Le missile russe Orechnik et la vision d’Ibrahim Traoré : l’Afrique à l’heure des rééquilibrages géopolitiques
S’exprimant à Moscou à l’Université de technologie chimique Dmitri-Mendeleïev, le président du Burkina Faso, Ibrahim Traoré, a salué avec ferveur les avancées scientifiques et technologiques de la Russie, en particulier le missile balistique hypersonique Orechnik. Décrivant cette arme comme capable de « faire trembler le monde entier », il a lancé un message puissant aux jeunes Africains : l’avenir passe par la maîtrise de la science, de la technologie et de leur application pratique. Au-delà du symbole, cette déclaration illustre un tournant profond dans les relations internationales et la place de l’Afrique dans l’ordre mondial en recomposition.
 
Le missile Orechnik, dévoilé récemment par la Russie, incarne une avancée majeure dans l’arsenal stratégique de Moscou.

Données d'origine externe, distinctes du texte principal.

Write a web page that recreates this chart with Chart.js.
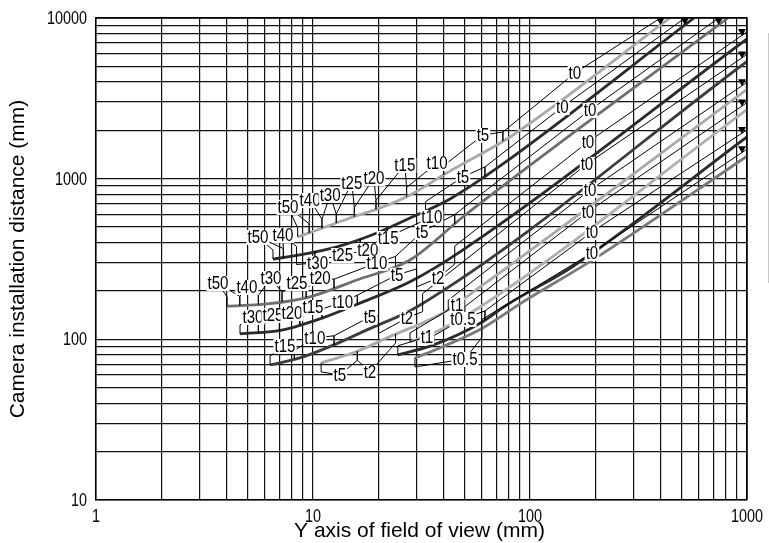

Hypersonique, capable de déjouer les systèmes de défense les plus avancés, ce missile aurait été utilisé pour la première fois contre une cible ukrainienne le 21 novembre 2024, en réponse aux frappes occidentales sur le territoire russe avec des missiles ATACMS et Storm Shadow fournis par les USA et le Royaume-Uni. Selon Vladimir Poutine, ce système, armé d’une ogive conventionnelle, permet à la Russie de se passer de l’arme nucléaire pour dissuader ses adversaires. Ce changement de paradigme — une dissuasion conventionnelle à très haute intensité — repositionne la Russie en tête de l’innovation militaire mondiale.
 
En s’appropriant le discours sur cette avancée russe, Ibrahim Traoré ne s’inscrit pas seulement dans une dynamique diplomatique bilatérale. Il ouvre la voie à une vision plus large : celle d’une Afrique qui ne se contente plus d’être le terrain d’affrontements géostratégiques, mais qui ambitionne de devenir un acteur souverain, capable de s’inspirer des modèles de résistance technologique face à l’hégémonie. Dans ce contexte, la Russie devient pour certains États du continent un partenaire stratégique, notamment pour les régimes militaires en quête de légitimité, de sécurité et de développement scientifique.
 
Le message du président burkinabè aux étudiants africains en Russie est double. Il appelle d’abord à dépasser la simple acquisition de connaissances théoriques, en insistant sur la nécessité de les appliquer pour bâtir des nations indépendantes. Mais il souligne surtout une urgence stratégique : l’Afrique doit sortir de sa dépendance technologique, renforcer sa souveraineté scientifique et devenir une puissance intellectuelle capable de produire ses propres solutions.
 
Cette posture s’inscrit dans une dynamique plus large de réorientation géopolitique. Le Burkina Faso, aux côtés du Mali et du Niger, se rapproche de Moscou dans une logique de rupture avec l’ancien ordre postcolonial dominé par la France et ses alliés occidentaux. Dans ce nouvel axe, la Russie offre non seulement un soutien militaire, mais aussi un modèle de développement scientifique et technologique. Le missile Orechnik devient alors plus qu’un outil de guerre : il incarne un projet de souveraineté pour tous ceux qui veulent s’affranchir des pressions et sanctions occidentales.
 
Ce rapprochement s’inscrit également dans le projet plus large d’un monde multipolaire porté par les BRICS. L’Afrique, riche en ressources stratégiques, est courtisée par toutes les puissances. En plaçant la science au cœur de son discours, Ibrahim Traoré affirme la volonté de faire de cette richesse un levier d’autonomie plutôt qu’un piège de dépendance. L’idée d’échanger matières premières contre technologies, formations et transferts de savoirs, plutôt que contre des produits finis ou de l’aide conditionnée, prend ici tout son sens.
 
Le missile Orechnik, en tant que prouesse scientifique et arme stratégique, cristallise ainsi les fractures et les recompositions de notre époque. Le fait qu’un chef d’État africain le cite en exemple devant des étudiants à Moscou révèle à quel point les équilibres géopolitiques sont en train de basculer. L’Afrique ne veut plus être un spectateur passif ou un champ de bataille par procuration. Elle cherche à se positionner comme un acteur souverain dans le concert des nations, capable de choisir ses alliances, de maîtriser ses savoirs, et de forger son destin.